In the end, how we experience time depends less on the hours we have and more on how we fill them.
Expand experiences, not just years
We can’t add hours to the day, but we can influence how full they feel. Psychologists note that novel experiences prompt the brain to pay closer attention and to better remember what’s new and emotionally engaging. When days vary, time feels expansive in hindsight. When routines blur, months vanish.
The good news: Novelty doesn’t require skydiving or grand adventures. It can be as simple as taking a new walking route, joining a community class or exploring a nearby town.
Even small shifts create mental markers that stretch your sense of time. Routine compresses memory, but variety expands it.
Retirement offers a rare opportunity to rediscover variety — but the search for purpose can also stir a longing for the self-worth that came from a career left behind.
In the film The Intern, Robert DeNiro’s character, a retiree seeking meaning, captures that feeling when he admits, “The problem was, no matter where I went, as soon as I got home, the nowhere-to-be thing hit me like a ton of bricks.”
Structure without rigidity
Retirement invites freedom, but even freedom benefits from a little structure. After years of schedules and deadlines, it’s easy to swing from overbooked to aimless. The goal isn’t to fill every hour — it’s to shape your days with intention.
If you find yourself searching for identity, start with balance. Too much structure can make retirement feel like another job, too little invites drift. The sweet spot lies between the two.
Design a flexible calendar. Aim for a mix of novelty, purpose and relaxation — a rhythm that keeps you engaged without feeling overcommitted.
Anchor your week. Schedule a few predictable commitments, such as volunteer days, classes or regular gatherings, to create stability and social connection.
Protect open space. Leave room for spontaneity — unplanned time often leads to the most rewarding experiences.
Refresh with the seasons. Rotate activities throughout the year to keep routines fresh and your sense of time expansive.
Technology can also help you stay mindful. Today’s wearable devices track steps, sleep, heart rate and other key indicators. Paying attention to these metrics can offer insight into your physical, emotional and even social well-being.
Staying aware of your body’s signals can help you fight stress and prevent anxiety and depression — all enemies of effective retirement clock management.
The return on time
We plan carefully for longevity in our finances, monitoring assets, forecasting risks and allocating capital.
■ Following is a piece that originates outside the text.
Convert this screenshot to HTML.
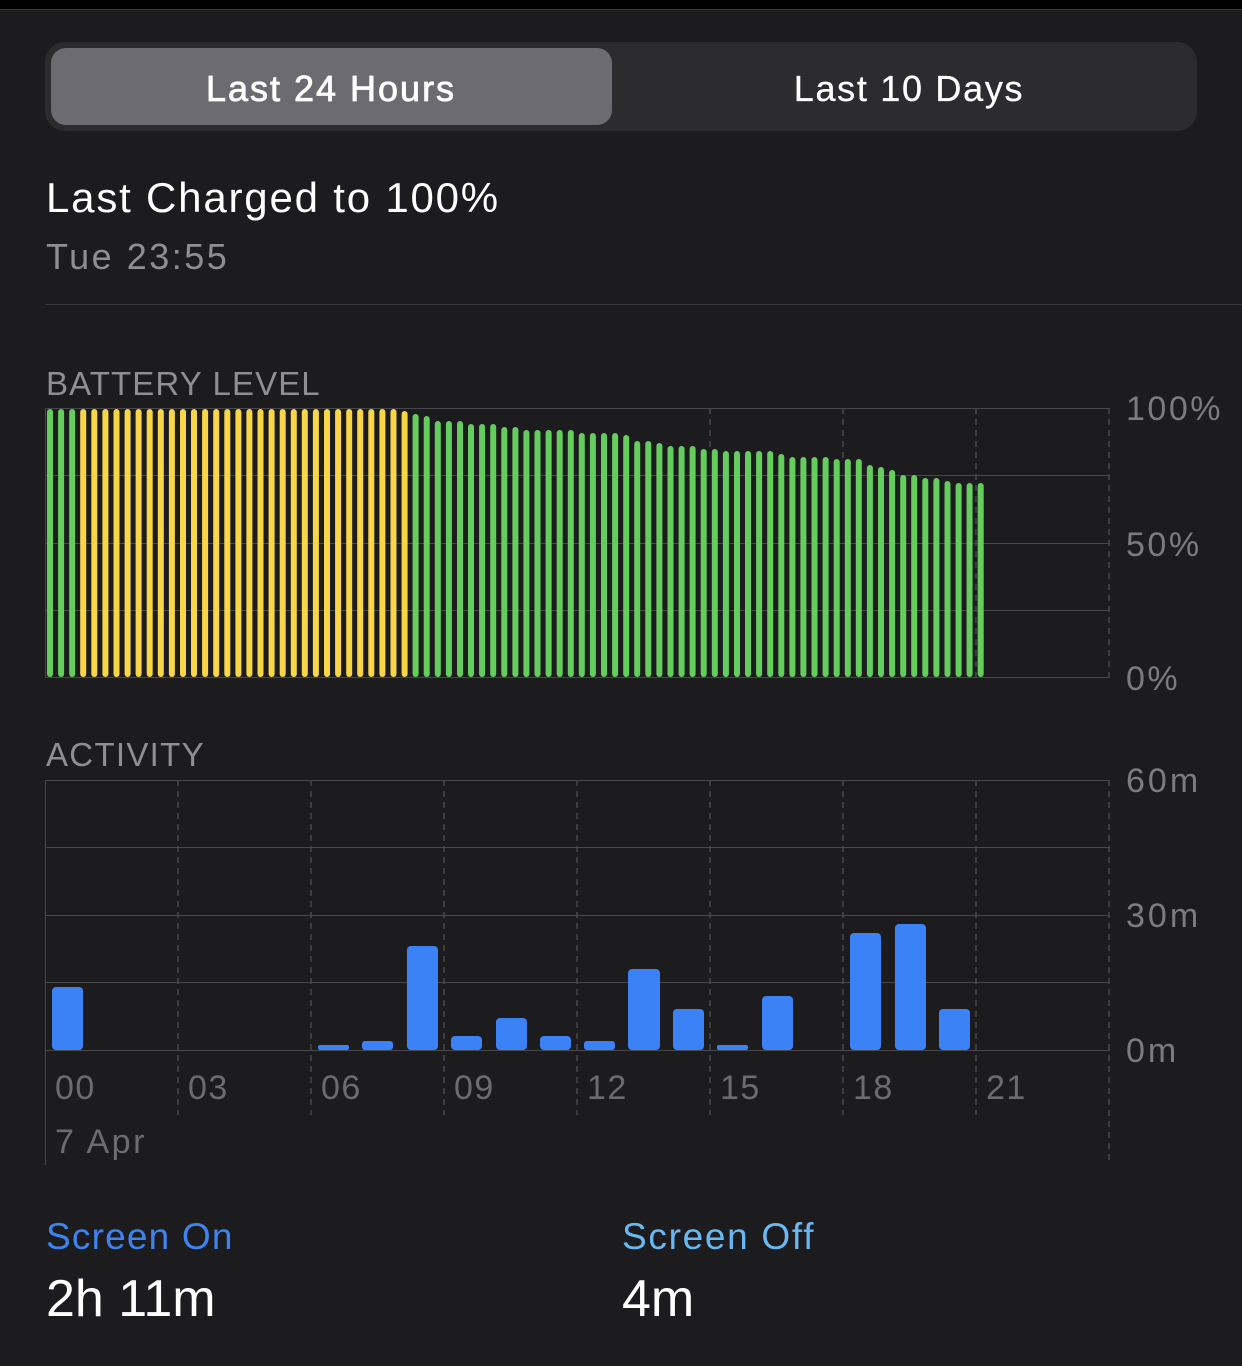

Yet we rarely plan for longevity in how we’ll use our hours and minutes.
Financial plans often focus on what we’ll leave behind, but time invested in people can create an equally powerful legacy.
Legacy isn’t only financial, it’s also experiential: The shared moments with grandchildren, mentoring younger professionals or contributing to your community. These experiences become stories long after the calendar turns.
Research consistently shows that retirees who stay socially engaged report higher life satisfaction than those whose days are dominated by passive habits.
The late basketball coach Jim Valvano once said in his famous ESPY speech, “If you laugh, you think, and you cry, that’s a full day. That’s a heck of a day. You do that seven days a week, you’re going to have something special.”
That simple philosophy could serve as a playbook for retirement — a reminder that fulfillment comes from emotional richness, not just activity.
Americans reaching age 65 today can expect, on average, nearly two more decades of life — a long fourth quarter by any measure. Financial security provides flexibility, but intention determines quality.
Just like “The Drive,” retirement demands its own form of clock management. The goal isn’t to fill every minute or let the hours drift, it’s to decide how this season of life will be played.
Time is the one asset that can’t be replenished. Its greatest return isn’t measured in years accumulated, but in experiences remembered.